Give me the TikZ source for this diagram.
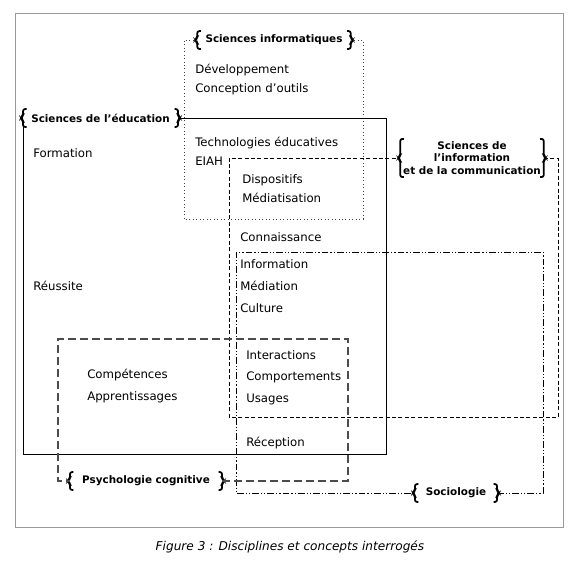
\documentclass[tikz,border=0pt]{standalone}
\usepackage{fontspec}
\setmainfont{DejaVu Sans}
\usetikzlibrary{calc}
% crochets autour d'une discipline
\newcommand{\crochets}[1]{%
  \draw[crochet] ($(#1.north west)+(3.5,0)$) -- (#1.north west) -- ($(#1.west)+(0,-2)$) -- ($(#1.west)+(-2.2,0)$) -- ($(#1.west)+(0,2)$) -- (#1.south west) -- ($(#1.south west)+(3.5,0)$);
  \draw[crochet] ($(#1.north east)+(-3.5,0)$) -- (#1.north east) -- ($(#1.east)+(0,-2)$) -- ($(#1.east)+(2.2,0)$) -- ($(#1.east)+(0,2)$) -- (#1.south east) -- ($(#1.south east)+(-3.5,0)$);
}
\begin{document}
\begin{tikzpicture}[x=0.75pt,y=-0.75pt,
    texte/.style={anchor=west, inner sep=0pt, font=\fontsize{8.8}{10}\selectfont},
    discipline/.style={font=\fontsize{7.8}{9.6}\selectfont\bfseries, inner xsep=6pt, inner ysep=1.5pt, minimum height=13pt, align=center},
    crochet/.style={line width=1.3pt, rounded corners=1.6pt},
    cadre/.style={draw=black!40, line width=0.6pt}]
        \useasboundingbox (0,0) rectangle (582,568);
        %Cadre
        \draw[cadre] (15,13) rectangle (563,527);
        \node[font=\fontsize{9.1}{11}\selectfont\itshape] (legende) at (290,547) {Figure 3 : Disciplines et concepts interrogés};
        %Disciplines
        \node[discipline] (info) at (274,40) {Sciences informatiques};
        \node[discipline, anchor=west] (educ) at (23,118) {Sciences de l’éducation};
        \node[discipline, inner xsep=2pt] (sic) at (472,158) {Sciences de\\l’information\\et de la communication};
        \node[discipline, inner xsep=8pt] (socio) at (456,493) {Sociologie};
        \node[discipline, inner xsep=9pt] (psy) at (146,481) {Psychologie cognitive};
        \crochets{info}
        \crochets{educ}
        \crochets{sic}
        \crochets{socio}
        \crochets{psy}
        %Domaines
        \draw[black!75, line width=0.6pt, dotted] (info.east) -| (363,219) -| (184,40) -- (info.west);
        \draw[line width=0.7pt] (educ.east) -| (386,454) -| (educ.south west);
        \draw[line width=0.7pt, dash pattern=on 3pt off 1.8pt] (sic.east) -| (558,417) -| (229,158) -- (sic.west);
        \draw[line width=0.7pt, dash pattern=on 5pt off 1.6pt on 0.8pt off 1.6pt on 0.8pt off 1.6pt] (socio.east) -| (543,252) -| (236,493) -- (socio.west);
        \draw[black!70, line width=0.9pt, dash pattern=on 6pt off 3pt] (psy.east) -| (348,339) -| (58,481) -- (psy.west);
        %Concepts
        \node[texte] (dev) at (195,70) {Développement};
        \node[texte] (conc) at (195,89) {Conception d’outils};
        \node[texte] (tech) at (195,143) {Technologies éducatives};
        \node[texte] (eiah) at (195,161) {EIAH};
        \node[texte] (form) at (33,153) {Formation};
        \node[texte] (disp) at (242,180) {Dispositifs};
        \node[texte] (medt) at (242,198) {Médiatisation};
        \node[texte] (conn) at (240,237) {Connaissance};
        \node[texte] (infm) at (240,264) {Information};
        \node[texte] (medn) at (240,286) {Médiation};
        \node[texte] (cult) at (240,308) {Culture};
        \node[texte] (reus) at (33,286) {Réussite};
        \node[texte] (inter) at (246,355) {Interactions};
        \node[texte] (comp) at (246,377) {Comportements};
        \node[texte] (usag) at (246,399) {Usages};
        \node[texte] (compe) at (87,375) {Compétences};
        \node[texte] (appr) at (87,397) {Apprentissages};
        \node[texte] (recep) at (246,443) {Réception};
\end{tikzpicture}
\end{document}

-=-=-

▸ **Stated task**: Ignore the images and quote every line of the listing exactly.

▸ **Worked solution**:
Give me the TikZ source for this diagram.
\documentclass[tikz,border=0pt]{standalone}
\usepackage{fontspec}
\setmainfont{DejaVu Sans}
\usetikzlibrary{calc}
% crochets autour d'une discipline
\newcommand{\crochets}[1]{%
  \draw[crochet] ($(#1.north west)+(3.5,0)$) -- (#1.north west) -- ($(#1.west)+(0,-2)$) -- ($(#1.west)+(-2.2,0)$) -- ($(#1.west)+(0,2)$) -- (#1.south west) -- ($(#1.south west)+(3.5,0)$);
  \draw[crochet] ($(#1.north east)+(-3.5,0)$) -- (#1.north east) -- ($(#1.east)+(0,-2)$) -- ($(#1.east)+(2.2,0)$) -- ($(#1.east)+(0,2)$) -- (#1.south east) -- ($(#1.south east)+(-3.5,0)$);
}
\begin{document}
\begin{tikzpicture}[x=0.75pt,y=-0.75pt,
    texte/.style={anchor=west, inner sep=0pt, font=\fontsize{8.8}{10}\selectfont},
    discipline/.style={font=\fontsize{7.8}{9.6}\selectfont\bfseries, inner xsep=6pt, inner ysep=1.5pt, minimum height=13pt, align=center},
    crochet/.style={line width=1.3pt, rounded corners=1.6pt},
    cadre/.style={draw=black!40, line width=0.6pt}]
        \useasboundingbox (0,0) rectangle (582,568);
        %Cadre
        \draw[cadre] (15,13) rectangle (563,527);
        \node[font=\fontsize{9.1}{11}\selectfont\itshape] (legende) at (290,547) {Figure 3 : Disciplines et concepts interrogés};
        %Disciplines
        \node[discipline] (info) at (274,40) {Sciences informatiques};
        \node[discipline, anchor=west] (educ) at (23,118) {Sciences de l’éducation};
        \node[discipline, inner xsep=2pt] (sic) at (472,158) {Sciences de\\l’information\\et de la communication};
        \node[discipline, inner xsep=8pt] (socio) at (456,493) {Sociologie};
        \node[discipline, inner xsep=9pt] (psy) at (146,481) {Psychologie cognitive};
        \crochets{info}
        \crochets{educ}
        \crochets{sic}
        \crochets{socio}
        \crochets{psy}
        %Domaines
        \draw[black!75, line width=0.6pt, dotted] (info.east) -| (363,219) -| (184,40) -- (info.west);
        \draw[line width=0.7pt] (educ.east) -| (386,454) -| (educ.south west);
        \draw[line width=0.7pt, dash pattern=on 3pt off 1.8pt] (sic.east) -| (558,417) -| (229,158) -- (sic.west);
        \draw[line width=0.7pt, dash pattern=on 5pt off 1.6pt on 0.8pt off 1.6pt on 0.8pt off 1.6pt] (socio.east) -| (543,252) -| (236,493) -- (socio.west);
        \draw[black!70, line width=0.9pt, dash pattern=on 6pt off 3pt] (psy.east) -| (348,339) -| (58,481) -- (psy.west);
        %Concepts
        \node[texte] (dev) at (195,70) {Développement};
        \node[texte] (conc) at (195,89) {Conception d’outils};
        \node[texte] (tech) at (195,143) {Technologies éducatives};
        \node[texte] (eiah) at (195,161) {EIAH};
        \node[texte] (form) at (33,153) {Formation};
        \node[texte] (disp) at (242,180) {Dispositifs};
        \node[texte] (medt) at (242,198) {Médiatisation};
        \node[texte] (conn) at (240,237) {Connaissance};
        \node[texte] (infm) at (240,264) {Information};
        \node[texte] (medn) at (240,286) {Médiation};
        \node[texte] (cult) at (240,308) {Culture};
        \node[texte] (reus) at (33,286) {Réussite};
        \node[texte] (inter) at (246,355) {Interactions};
        \node[texte] (comp) at (246,377) {Comportements};
        \node[texte] (usag) at (246,399) {Usages};
        \node[texte] (compe) at (87,375) {Compétences};
        \node[texte] (appr) at (87,397) {Apprentissages};
        \node[texte] (recep) at (246,443) {Réception};
\end{tikzpicture}
\end{document}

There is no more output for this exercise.